Collecting Digital Art in 2026: What's Actually Worth Your Attention
What is Digital Art?
Digital Art refers to any creative practice that uses digital technology as an essential aspect of its making and/or presentation. Since our founding, Saatchi Art has committed itself to displaying digital artists’ works alongside those by traditional artists. You can now safely expect digital art to be a primary focus for collectors of emerging art worldwide.
Many collectors need help knowing where to begin when considering digital art. Where can I buy it? What am I buying? Who are the artists worth collecting? And why is it worth buying?
The NFT boom made collecting digital art feel like a sprint. The correction made it feel like a crash. Neither framing was accurate, and both obscured what was actually happening underneath: a medium was finding its footing.
Where we are now is more interesting than either of those moments. The noise has cleared enough that the work itself is visible again. And for collectors who approach digital art the way they approach any other medium = with curiosity, patience, and a genuine interest in artists over assets, this is a genuinely good moment to be paying attention.

1. Buy What You Love
Collect digital art that resonates with you. Remember, art is subjective. Consider how the artwork makes you feel. Does it make you see the world a little differently? If the answer is yes, you may have found the perfect piece
2. Set a Budget
Many first-time collectors assume that valuable, high-quality art is unaffordable and difficult to access. Find emerging artists you love, and that sell work within your budget, to support and collect.
3. Consider Your Lifestyle
There are many ways to enjoy digital art. From physical prints ( yes there are ) to digital displays and beyond. Do you want to be able to display the work physically? If so, do you have a space in mind in which to show it off? Consider your space and how you prefer to enjoy the work once you purchase it to determine where to start your collecting journey.

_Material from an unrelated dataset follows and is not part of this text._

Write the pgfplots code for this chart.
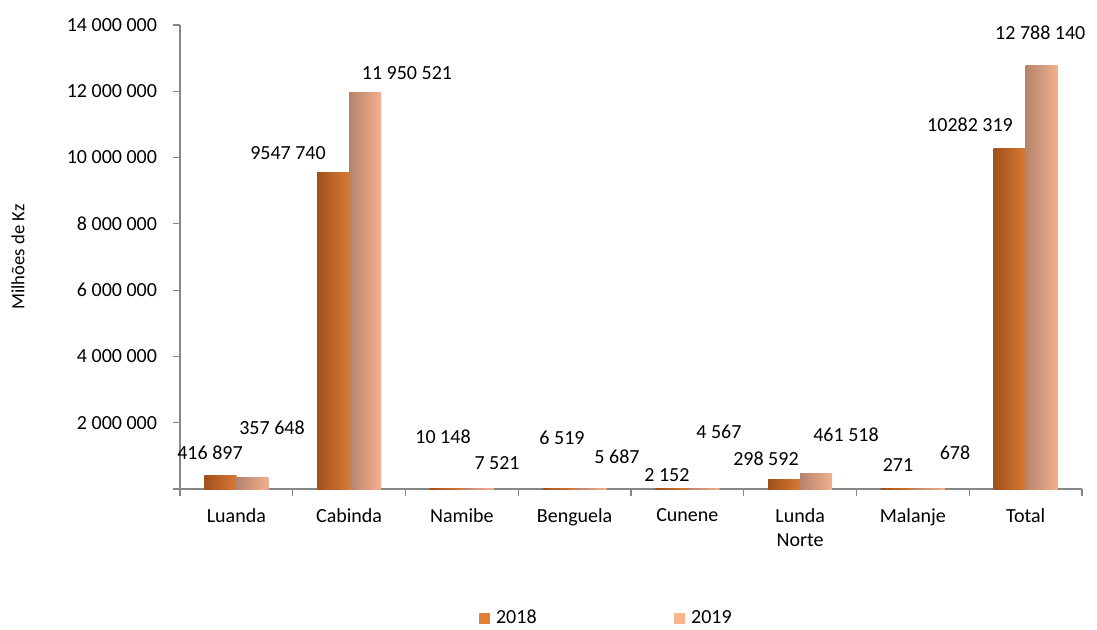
\documentclass[border=0pt]{standalone}
\usepackage{fontspec}
\setmainfont{Carlito}
\usepackage{pgfplots}
\pgfplotsset{compat=1.18}
\definecolor{c18}{HTML}{E3803A}
\definecolor{c18d}{HTML}{A0501C}
\definecolor{c18l}{HTML}{F59C55}
\definecolor{c18r}{HTML}{D87A34}
\definecolor{c19}{HTML}{FBB68F}
\definecolor{c19d}{HTML}{B5836D}
\definecolor{c19l}{HTML}{FFCBA8}
\definecolor{c19r}{HTML}{F2B08E}
\definecolor{axgray}{HTML}{868686}
\pgfplotsset{
  b18/.style={draw=none, left color=c18d, middle color=c18l, right color=c18r, bar shift=-12pt, forget plot},
  b19/.style={draw=none, left color=c19d, middle color=c19l, right color=c19r, bar shift=12pt, forget plot},
}
\begin{document}
\begin{tikzpicture}[font=\fontsize{15}{18}\selectfont]
\useasboundingbox (-135pt,-105pt) rectangle (687.75pt,366.75pt);
\begin{axis}[
  scale only axis, width=676.5pt, height=348pt,
  xmin=-0.5, xmax=7.5, ymin=0, ymax=14000000,
  ybar=0pt, bar width=24pt, clip=false,
  axis lines*=left,
  axis line style={axgray, line width=0.9pt},
  tick align=outside, major tick length=5.25pt,
  tick style={axgray, line width=0.8pt},
  xtick={-0.5,0.5,1.5,2.5,3.5,4.5,5.5,6.5,7.5},
  x tick label as interval,
  xticklabels={Luanda,Cabinda,Namibe,Benguela,Cunene,{Lunda\\Norte},Malanje,Total},
  xticklabel style={align=center, yshift=-6pt},
  ytick={0,2000000,4000000,6000000,8000000,10000000,12000000,14000000},
  yticklabels={,2 000 000,4 000 000,6 000 000,8 000 000,10 000 000,12 000 000,14 000 000},
  scaled y ticks=false,
  yticklabel style={xshift=-8.5pt},
  legend style={at={(rel axis cs:0.473,-0.278)}, anchor=center, draw=none, fill=none,
    inner sep=1pt, legend columns=2,
    /tikz/every odd column/.append style={column sep=3pt},
    /tikz/every even column/.append style={column sep=101pt},
    font=\fontsize{15}{18}\selectfont},
]
\addlegendimage{legend image code/.code={\fill[c18] (0pt,-3.75pt) rectangle (7.5pt,3.75pt);}}
\addlegendentry{2018}
\addlegendimage{legend image code/.code={\fill[c19] (0pt,-3.75pt) rectangle (7.5pt,3.75pt);}}
\addlegendentry{2019}
% 2018
\addplot[b18] coordinates {(0,416897)};
\addplot[b18] coordinates {(1,9547740)};
\addplot[b18] coordinates {(2,10148)};
\addplot[b18] coordinates {(3,6519)};
\addplot[b18] coordinates {(4,2152)};
\addplot[b18] coordinates {(5,298592)};
\addplot[b18] coordinates {(6,271)};
\addplot[b18] coordinates {(7,10282319)};
% 2019
\addplot[b19] coordinates {(0,357648)};
\addplot[b19] coordinates {(1,11950521)};
\addplot[b19] coordinates {(2,7521)};
\addplot[b19] coordinates {(3,5687)};
\addplot[b19] coordinates {(4,4567)};
\addplot[b19] coordinates {(5,461518)};
\addplot[b19] coordinates {(6,678)};
\addplot[b19] coordinates {(7,12788140)};
\node at (axis cs:-0.234,1086000) {416 897};
\node at (axis cs:0.316,1840000) {357 648};
\node at (axis cs:0.458,10138000) {9547 740};
\node at (axis cs:1.513,12550000) {11 950 521};
\node at (axis cs:1.833,1569000) {10 148};
\node at (axis cs:2.312,784000) {7 521};
\node at (axis cs:2.888,1539000) {6 519};
\node at (axis cs:3.376,966000) {5 687};
\node at (axis cs:3.819,422000) {2 152};
\node at (axis cs:4.280,1720000) {4 567};
\node at (axis cs:4.697,905000) {298 592};
\node at (axis cs:5.407,1629000) {461 518};
\node at (axis cs:5.868,724000) {271};
\node at (axis cs:6.374,1086000) {678};
\node at (axis cs:6.507,10983000) {10282 319};
\node at (axis cs:7.13,13759000) {12 788 140};
\node[rotate=90, font=\fontsize{14}{17}\selectfont] at (rel axis cs:-0.1796,0.5) {Milhões de Kz};
\end{axis}
\end{tikzpicture}
\end{document}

A few things I think matter right now:
The provenance question is settled enough to collect confidently. Blockchain-based provenance isn't perfect, but it's functional. On-chain records, wallet-to-wallet transfer history, minting documentation — for work that was issued on established platforms, the ownership trail is clearer than it's ever been for digital work. That's meaningful for anyone thinking about long-term collection value.
The artists who stayed through the crash are worth knowing. The speculative money left. The artists who kept making work anyway, they are out there. And you can find them through relationships, through their own platforms and honestly, through me! These artists practices were never about the moment. That's where I'd be looking.
Display is an unsolved and interesting problem. How do you live with a piece that runs on a screen? What does a collection of time-based work look like in a home or office? These are questions collectors are actively working out, and the answers are becoming more sophisticated. High-quality display hardware has gotten better and cheaper. The concept of a dedicated display wall for rotating work is becoming normalized. This is worth thinking through before you acquire, not after. I'd start with asking yourself where. Where do you see a digital screen based work living, in your space?
Edition structures vary and they matter. 1/1 works, open editions, limited editions with different tiers , all of these structures affect both the meaning and the market value of the work. It's worth understanding what you're buying and why the artist structured it that way. It will also ensure you have a more cohesive collecting strategy.
Digital art is not a category that rewards impulsive acquisition. It rewards people who take the time to understand the artists, to follow their practices over time, and to think carefully about how the work will exist in their lives. If you approach it that way, the current moment has a lot to offer.